His work on colour, pre-dates Isaac Newton’s and he seems to be one of the first colour theorists to differentiate between additive colour (light) and subtractive colour (pigments). This is of interest to me because the issue I am investigating in Digital Textile Printing is conversion of an image in an additive colour space (the CAD file represented by light mixing on the computer screen) into a subtractive colour space (the printed image comprised of a matrix created from CMYK dyes / inks by the inkjet printer).
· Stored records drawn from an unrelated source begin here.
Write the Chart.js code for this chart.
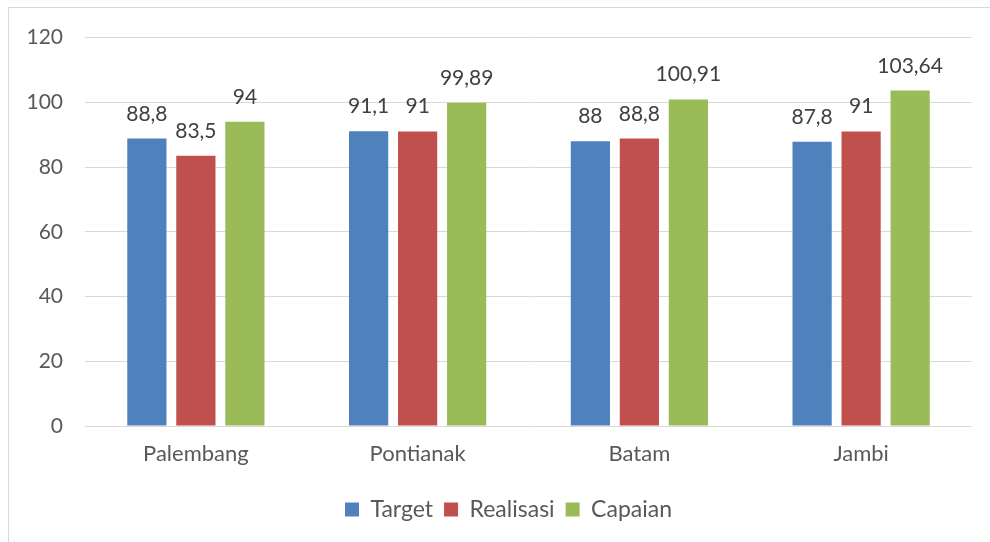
<!DOCTYPE html>
<html>
<head>
<meta charset="utf-8">
<script src="https://cdn.jsdelivr.net/npm/chart.js@4/dist/chart.umd.min.js"></script>
<style>
    body { margin: 0; background: #fff; overflow: hidden; }
    #wrap {
        position: absolute; left: 8px; top: 7px;
        width: 981px; height: 534px; overflow: hidden;
        border: 1px solid #d9d9d9; border-right: none; border-bottom: none;
    }
    #inner { position: absolute; left: 0; top: -5px; width: 981px; height: 534px; }
</style>
</head>
<body>
<div id="wrap"><div id="inner"><canvas id="chart"></canvas></div></div>
<script>
// values
const cities = ["Palembang", "Pontianak", "Batam", "Jambi"];
const target = [88.8, 91.1, 88, 87.8];
const realisasi = [83.5, 91, 88.8, 91];
const capaian = [94, 99.89, 100.91, 103.64];
const yTicks = [0, 20, 40, 60, 80, 100, 120];

const FONT = "Lato";

// labels above each bar, comma as decimal sign
const barLabels = {
    id: "barLabels",
    afterDatasetsDraw(chart) {
        const ctx = chart.ctx;
        ctx.save();
        ctx.font = "21px " + FONT;
        ctx.fillStyle = "#404040";
        ctx.textAlign = "center";
        ctx.textBaseline = "alphabetic";
        chart.data.datasets.forEach((ds, i) => {
            chart.getDatasetMeta(i).data.forEach((bar, j) => {
                const txt = String(ds.data[j]).replace(".", ",");
                ctx.fillText(txt, bar.x, bar.y - 18);
            });
        });
        ctx.restore();
    }
};

// nudge legend a bit to the right
const legendShift = {
    id: "legendShift",
    afterLayout(chart) {
        chart.legend.left += 18;
        chart.legend.right += 18;
    }
};

new Chart(document.getElementById("chart"), {
    type: "bar",
    data: {
        labels: cities,
        datasets: [
            { label: "Target", data: target, backgroundColor: "#4f81bd" },
            { label: "Realisasi", data: realisasi, backgroundColor: "#c0504d" },
            { label: "Capaian", data: capaian, backgroundColor: "#9bbb59" }
        ]
    },
    options: {
        animation: false,
        responsive: true,
        maintainAspectRatio: false,
        categoryPercentage: 0.663,
        barPercentage: 0.8,
        layout: { autoPadding: false, padding: { top: 29, right: 18, left: 0, bottom: 6 } },
        scales: {
            x: {
                grid: { display: false },
                border: { display: false },
                ticks: { color: "#595959", font: { family: FONT, size: 22 }, padding: 7 },
                afterFit: s => { s.height = 61; }
            },
            y: {
                min: 0,
                max: 120,
                afterBuildTicks: s => { s.ticks = yTicks.map(v => ({ value: v })); },
                grid: { color: "#d9d9d9", drawTicks: false },
                border: { display: false },
                ticks: { color: "#595959", font: { family: FONT, size: 21 }, padding: 22 },
                afterFit: s => { s.width = 76; }
            }
        },
        plugins: {
            legend: {
                position: "bottom",
                labels: {
                    color: "#595959",
                    font: { family: FONT, size: 23 },
                    boxWidth: 14,
                    boxHeight: 14,
                    padding: 11
                }
            },
            tooltip: { enabled: false }
        }
    },
    plugins: [barLabels, legendShift]
});
</script>
</body>
</html>
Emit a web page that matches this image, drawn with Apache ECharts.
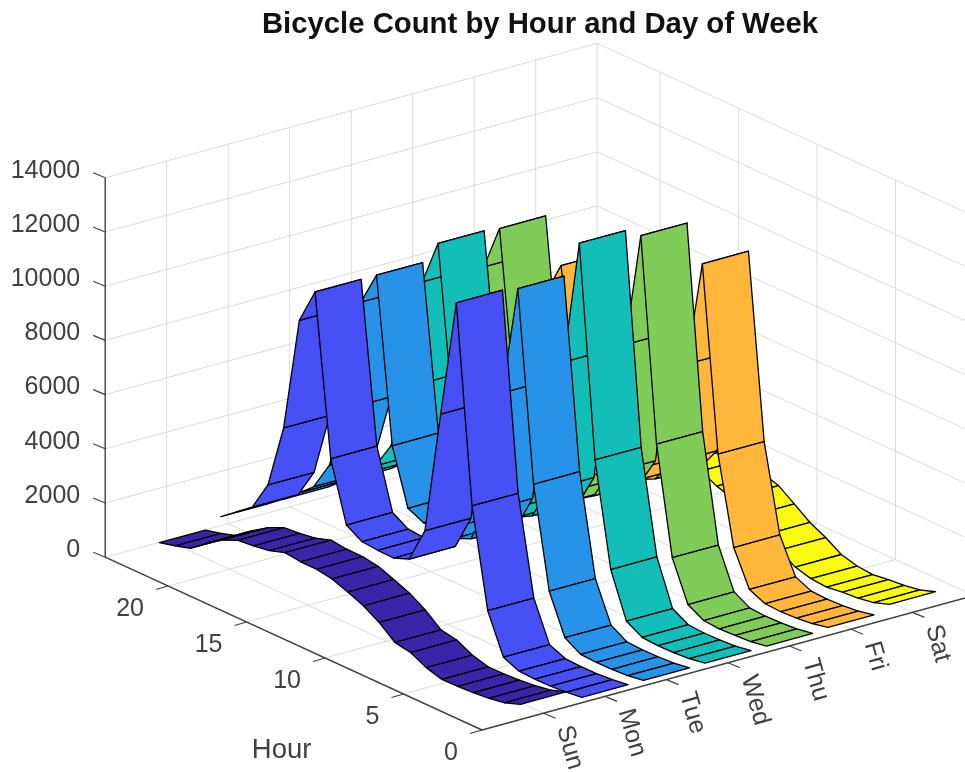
<!DOCTYPE html>
<html><head><meta charset="utf-8">
<style>html,body{margin:0;padding:0;background:#fff}#c{width:965px;height:772px}</style>
<script src="https://cdn.jsdelivr.net/npm/echarts@6/dist/echarts.min.js"></script>
</head><body><div id="c"></div>
<script>
const titleText = 'Bicycle Count by Hour and Day of Week';
const dayLabels = ['Sun','Mon','Tue','Wed','Thu','Fri','Sat'];
const hourTicks = [0,5,10,15,20];
const countTicks = [0,2000,4000,6000,8000,10000,12000,14000];
const hours = [0,1,2,3,4,5,6,7,8,9,10,11,12,13,14,15,16,17,18,19,20,21,22,23];
const sunCounts = [560,350,250,190,160,150,320,610,720,1190,1540,1780,2000,2090,2100,2170,1980,1890,1830,1570,1190,740,560,415];
const monCounts = [200,120,80,70,100,350,1800,5400,12630,8260,3690,2380,2150,2170,2220,2570,4750,10640,9330,5090,2720,1640,1200,755];
const tueCounts = [200,110,80,70,100,450,1900,5580,12530,8420,3800,2500,2260,2250,2300,2570,4610,10640,9380,5160,2830,1770,1270,765];
const wedCounts = [220,120,80,70,110,440,2080,5860,13590,8940,3950,2730,2410,2350,2400,2740,4940,11190,9510,5340,2920,1920,1320,815];
const thuCounts = [230,130,90,70,110,435,1900,5820,13250,8960,3950,2850,2460,2400,2450,2790,4940,11120,9440,5230,2920,1920,1370,865];
const friCounts = [300,170,110,80,110,370,1650,4830,11590,7620,3700,2860,2560,2550,2650,2940,4440,9130,7830,4430,2620,1820,1420,1015];
const satCounts = [530,330,230,180,100,150,310,670,960,1380,1790,1970,2260,2350,2350,2340,2290,2140,1830,1430,1070,820,620,415];
const dayCounts = [sunCounts,monCounts,tueCounts,wedCounts,thuCounts,friCounts,satCounts];
const dayColors = ['#3A25A8','#4650F5','#2793E8','#13BEB8','#81CC59','#FEB73A','#F9FB0E'];

const ribbonWidth = 0.75;
const xMax = 8, hMax = 24, zMax = 14000;
// orthographic view: data (day, hour, count) -> plane
const view = {ox:482, oy:730, xx:61.5, xy:-16.8, hx:-15.7, hy:-7.2, zy:-0.0271};
function proj(x,h,z){
  return [view.ox + view.xx*x + view.hx*h, view.oy + view.xy*x + view.hy*h + view.zy*z];
}
const gridColor = '#dcdcdc', axisColor = '#404040', textColor = '#404040';
const font = 'Liberation Sans, Arial, sans-serif';

const gridSegs = [];
countTicks.forEach(z=>{ gridSegs.push([0,hMax,z,xMax,hMax,z]); gridSegs.push([xMax,0,z,xMax,hMax,z]); });
dayLabels.forEach((_,i)=>{ const x=i+1; gridSegs.push([x,hMax,0,x,hMax,zMax]); gridSegs.push([x,0,0,x,hMax,0]); });
hourTicks.forEach(h=>{ gridSegs.push([xMax,h,0,xMax,h,zMax]); gridSegs.push([0,h,0,xMax,h,0]); });
gridSegs.push([xMax,hMax,0,xMax,hMax,zMax]);

const axisSegs = [[0,0,0,0,hMax,0],[0,0,0,xMax,0,0],[0,hMax,0,0,hMax,zMax]];

function segSeries(segs,color,width,z){
  return {type:'custom',coordinateSystem:'cartesian2d',silent:true,z,clip:false,
    data:segs,
    renderItem:(p,api)=>{
      const a=api.coord(proj(api.value(0),api.value(1),api.value(2)));
      const b=api.coord(proj(api.value(3),api.value(4),api.value(5)));
      return {type:'line',shape:{x1:a[0],y1:a[1],x2:b[0],y2:b[1]},style:{stroke:color,lineWidth:width,fill:null}};
    }};
}
function tickSeries(points,dx,dy){
  return {type:'custom',coordinateSystem:'cartesian2d',silent:true,z:4,clip:false,data:points,
    renderItem:(p,api)=>{
      const a=api.coord(proj(api.value(0),api.value(1),api.value(2)));
      return {type:'line',shape:{x1:a[0],y1:a[1],x2:a[0]+dx,y2:a[1]+dy},style:{stroke:axisColor,lineWidth:1.2,fill:null}};
    }};
}
function labelSeries(points,texts,opt){
  return {type:'custom',coordinateSystem:'cartesian2d',silent:true,z:5,clip:false,data:points,
    renderItem:(p,api)=>{
      const a=api.coord(proj(api.value(0),api.value(1),api.value(2)));
      return {type:'text',x:a[0]+opt.dx,y:a[1]+opt.dy,rotation:opt.rot||0,
        style:{text:texts[p.dataIndex],align:opt.align,verticalAlign:'middle',fill:textColor,font:opt.size+'px '+font}};
    }};
}
const dayPts = dayLabels.map((_,i)=>[i+1,0,0]);
const hourPts = hourTicks.map(h=>[0,h,0]);
const zPts = countTicks.map(z=>[0,hMax,z]);

const ribbons = [];
for(let d=dayCounts.length-1;d>=0;d--){
  const vals = dayCounts[d], rows=[];
  for(let i=hours.length-2;i>=0;i--) rows.push([d+1,hours[i],vals[i],hours[i+1],vals[i+1]]);
  ribbons.push({type:'custom',name:dayLabels[d],coordinateSystem:'cartesian2d',silent:true,clip:false,
    z:10+(dayCounts.length-d),data:rows,
    renderItem:(p,api)=>{
      const x=api.value(0),h0=api.value(1),z0=api.value(2),h1=api.value(3),z1=api.value(4),w=ribbonWidth/2;
      const pts=[proj(x-w,h0,z0),proj(x+w,h0,z0),proj(x+w,h1,z1),proj(x-w,h1,z1)].map(q=>api.coord(q));
      return {type:'polygon',z2:p.dataIndex,shape:{points:pts},
        style:{fill:dayColors[d],stroke:'#000',lineWidth:1.3,lineJoin:'round'}};
    }});
}

const chart = echarts.init(document.getElementById('c'),null,{renderer:'canvas'});
chart.setOption({
  animation:false,backgroundColor:'#fff',
  title:{text:titleText,left:535,top:5,textAlign:'center',
    textStyle:{fontFamily:font,fontWeight:'bold',fontSize:29.3,color:'#111'}},
  grid:{left:0,right:0,top:0,bottom:0},
  xAxis:{type:'value',min:0,max:965,show:false},
  yAxis:{type:'value',min:0,max:772,inverse:true,show:false},
  series:[
    segSeries(gridSegs,gridColor,1,1),
    segSeries(axisSegs,axisColor,1.4,3),
    tickSeries(dayPts,12,5),
    tickSeries(hourPts,-12,3.5),
    tickSeries(zPts,-12,-5),
    labelSeries(dayPts,dayLabels,{dx:20,dy:13,rot:-74*Math.PI/180,align:'left',size:25}),
    labelSeries(hourPts,hourTicks.map(String),{dx:-24,dy:23,align:'right',size:25}),
    labelSeries(zPts,countTicks.map(String),{dx:-25,dy:-7,align:'right',size:25}),
    labelSeries([[0,12,0]],['Hour'],{dx:-12,dy:107,align:'center',size:27.5})
  ].concat(ribbons)
});
</script></body></html>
Robert Boyle light experiment.jpg

In his publication Experiments and Considerations Touching Colours published in 1664, Boyle sets out his findings on the phenomena of colour including the differences he finds between the colours of objects (reflected light) and spectral colour. Like many theorists he writes about the colours in nature and the changes of colour in shadows and bright light.

His prism experiment, detailed above, was developed upon by Newton. Boyle establishes five colours from the refracted light; purple, blue (blew), green, yellow and red. Boyle also identified that all hues together created white.